### AIM OF THE EXERCISE
Each line below should be retyped exactly, with no pictures.

### DATA SEGMENT
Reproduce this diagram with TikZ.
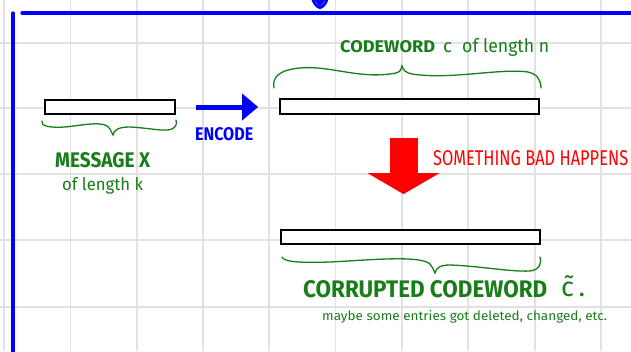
\documentclass[tikz,border=0pt]{standalone}
\usepackage{fontspec}
\setmainfont{Fira Sans}
\usetikzlibrary{arrows.meta}
\definecolor{hgreen}{RGB}{25,125,25}
\definecolor{hblue}{RGB}{0,0,250}
\definecolor{hred}{RGB}{255,0,0}
\definecolor{gridc}{RGB}{226,226,226}
\newcommand{\fitt}[3]{\resizebox{#1pt}{#2pt}{#3}}
\begin{document}
\begin{tikzpicture}[x=1pt,y=-1pt,
  bar/.style={draw=black, fill=white, line width=1.8pt, inner sep=0pt, minimum height=14pt},
  lbl/.style={inner sep=0pt, anchor=base west, text=hgreen},
  gridline/.style={draw=gridc, line width=1.5pt},
  framel/.style={draw=hblue, line width=3.2pt, line cap=round},
  brace/.style={draw=hgreen, line width=1.3pt, line cap=round},
  encarrow/.style={draw=hblue, line width=5pt, -{Triangle[length=16pt,width=27pt,line width=0pt]}},
  badarrow/.style={draw=hred, line width=28pt, -{Triangle[length=21pt,width=72pt,line width=0pt]}}
]
\useasboundingbox (0,0) rectangle (631,351);
\fill[white] (0,0) rectangle (631,351);
% grid
\foreach \gx in {4,70.5,137,203,269,335.5,402,468,535,601}
  \draw[gridline] (\gx,0) -- (\gx,351);
\foreach \gy in {43,108,174,240,307}
  \draw[gridline] (0,\gy) -- (631,\gy);
% blue frame
\draw[framel] (22,13) -- (634,13);
\draw[framel] (13,13) -- (13,354);
\draw[hblue, line width=3pt, line cap=round, line join=round] (313,0) .. controls (315,4) and (317,7) .. (320,7.5) .. controls (323,7) and (326,3) .. (327,-1);
\fill[hblue] (315,0) .. controls (317,4) and (319,6) .. (320,6) .. controls (322,5) and (324,2) .. (325,0) -- cycle;
% bars
\node[bar, minimum width=130pt] (msg) at (110,107) {};
\node[bar, minimum width=259pt, minimum height=15pt] (cw) at (409.5,106.5) {};
\node[bar, minimum width=259pt] (cor) at (410.5,237) {};
% arrows
\draw[encarrow, shorten <=20pt, shorten >=21pt] (msg.east) -- (msg.east -| cw.west);
\draw[badarrow, shorten <=23pt, shorten >=35pt] ([xshift=-6pt]cw.south) -- ([xshift=-7pt]cor.north);
% braces
\draw[brace] (274,88) .. controls (272,78) and (278,70) .. (300,68) .. controls (330,65) and (360,80) .. (396,73) .. controls (400,72) and (402,69) .. (402,66) .. controls (403,70) and (406,73) .. (412,74) .. controls (450,80) and (500,68) .. (528,72) .. controls (537,74) and (541,80) .. (541,88);
\draw[brace] (42,121) .. controls (40,126) and (50,128) .. (65,127) .. controls (85,125) and (105,120) .. (110,129) .. controls (111,131) and (112,133) .. (113,135) .. controls (114,130) and (118,127) .. (130,127) .. controls (150,128) and (165,132) .. (172,129) .. controls (176,127) and (177,124) .. (176,120);
\draw[brace] (282,257) .. controls (284,262) and (300,263) .. (330,262) .. controls (370,260) and (420,255) .. (430,264) .. controls (433,268) and (434,271) .. (435,273) .. controls (436,268) and (440,265) .. (450,265) .. controls (480,266) and (510,272) .. (530,271) .. controls (540,270) and (542,262) .. (540,257);
% texts
\node[lbl] (cwt) at (340,52) {\fitt{95}{12}{\bfseries CODEWORD}};
\node[lbl] (cwc) at (443,52) {\fitt{9}{10}{c}};
\node[lbl] (cwl) at (462,52) {\fitt{87}{14}{of length n}};
\node[lbl, text=hblue] (enc) at (195,140) {\fitt{58}{13}{\bfseries ENCODE}};
\node[lbl] (msgt) at (55,167) {\fitt{95}{15}{\bfseries MESSAGE X}};
\node[lbl] (msgl) at (62,190) {\fitt{81}{13}{of length k}};
\node[lbl, text=hred] (bad) at (433,165) {\fitt{195}{15}{SOMETHING BAD HAPPENS}};
\node[lbl] (cort) at (303,297) {\fitt{244}{17}{\bfseries CORRUPTED CODEWORD}};
\node[lbl] (ctil) at (561,296) {\fontsize{27}{27}\selectfont\~{c}\,.};
\node[lbl] (note) at (322,320) {\fitt{285}{10}{maybe some entries got deleted, changed, etc.}};
\end{tikzpicture}
\end{document}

### TASK RESULT
Reproduce this diagram with TikZ.
\documentclass[tikz,border=0pt]{standalone}
\usepackage{fontspec}
\setmainfont{Fira Sans}
\usetikzlibrary{arrows.meta}
\definecolor{hgreen}{RGB}{25,125,25}
\definecolor{hblue}{RGB}{0,0,250}
\definecolor{hred}{RGB}{255,0,0}
\definecolor{gridc}{RGB}{226,226,226}
\newcommand{\fitt}[3]{\resizebox{#1pt}{#2pt}{#3}}
\begin{document}
\begin{tikzpicture}[x=1pt,y=-1pt,
  bar/.style={draw=black, fill=white, line width=1.8pt, inner sep=0pt, minimum height=14pt},
  lbl/.style={inner sep=0pt, anchor=base west, text=hgreen},
  gridline/.style={draw=gridc, line width=1.5pt},
  framel/.style={draw=hblue, line width=3.2pt, line cap=round},
  brace/.style={draw=hgreen, line width=1.3pt, line cap=round},
  encarrow/.style={draw=hblue, line width=5pt, -{Triangle[length=16pt,width=27pt,line width=0pt]}},
  badarrow/.style={draw=hred, line width=28pt, -{Triangle[length=21pt,width=72pt,line width=0pt]}}
]
\useasboundingbox (0,0) rectangle (631,351);
\fill[white] (0,0) rectangle (631,351);
% grid
\foreach \gx in {4,70.5,137,203,269,335.5,402,468,535,601}
  \draw[gridline] (\gx,0) -- (\gx,351);
\foreach \gy in {43,108,174,240,307}
  \draw[gridline] (0,\gy) -- (631,\gy);
% blue frame
\draw[framel] (22,13) -- (634,13);
\draw[framel] (13,13) -- (13,354);
\draw[hblue, line width=3pt, line cap=round, line join=round] (313,0) .. controls (315,4) and (317,7) .. (320,7.5) .. controls (323,7) and (326,3) .. (327,-1);
\fill[hblue] (315,0) .. controls (317,4) and (319,6) .. (320,6) .. controls (322,5) and (324,2) .. (325,0) -- cycle;
% bars
\node[bar, minimum width=130pt] (msg) at (110,107) {};
\node[bar, minimum width=259pt, minimum height=15pt] (cw) at (409.5,106.5) {};
\node[bar, minimum width=259pt] (cor) at (410.5,237) {};
% arrows
\draw[encarrow, shorten <=20pt, shorten >=21pt] (msg.east) -- (msg.east -| cw.west);
\draw[badarrow, shorten <=23pt, shorten >=35pt] ([xshift=-6pt]cw.south) -- ([xshift=-7pt]cor.north);
% braces
\draw[brace] (274,88) .. controls (272,78) and (278,70) .. (300,68) .. controls (330,65) and (360,80) .. (396,73) .. controls (400,72) and (402,69) .. (402,66) .. controls (403,70) and (406,73) .. (412,74) .. controls (450,80) and (500,68) .. (528,72) .. controls (537,74) and (541,80) .. (541,88);
\draw[brace] (42,121) .. controls (40,126) and (50,128) .. (65,127) .. controls (85,125) and (105,120) .. (110,129) .. controls (111,131) and (112,133) .. (113,135) .. controls (114,130) and (118,127) .. (130,127) .. controls (150,128) and (165,132) .. (172,129) .. controls (176,127) and (177,124) .. (176,120);
\draw[brace] (282,257) .. controls (284,262) and (300,263) .. (330,262) .. controls (370,260) and (420,255) .. (430,264) .. controls (433,268) and (434,271) .. (435,273) .. controls (436,268) and (440,265) .. (450,265) .. controls (480,266) and (510,272) .. (530,271) .. controls (540,270) and (542,262) .. (540,257);
% texts
\node[lbl] (cwt) at (340,52) {\fitt{95}{12}{\bfseries CODEWORD}};
\node[lbl] (cwc) at (443,52) {\fitt{9}{10}{c}};
\node[lbl] (cwl) at (462,52) {\fitt{87}{14}{of length n}};
\node[lbl, text=hblue] (enc) at (195,140) {\fitt{58}{13}{\bfseries ENCODE}};
\node[lbl] (msgt) at (55,167) {\fitt{95}{15}{\bfseries MESSAGE X}};
\node[lbl] (msgl) at (62,190) {\fitt{81}{13}{of length k}};
\node[lbl, text=hred] (bad) at (433,165) {\fitt{195}{15}{SOMETHING BAD HAPPENS}};
\node[lbl] (cort) at (303,297) {\fitt{244}{17}{\bfseries CORRUPTED CODEWORD}};
\node[lbl] (ctil) at (561,296) {\fontsize{27}{27}\selectfont\~{c}\,.};
\node[lbl] (note) at (322,320) {\fitt{285}{10}{maybe some entries got deleted, changed, etc.}};
\end{tikzpicture}
\end{document}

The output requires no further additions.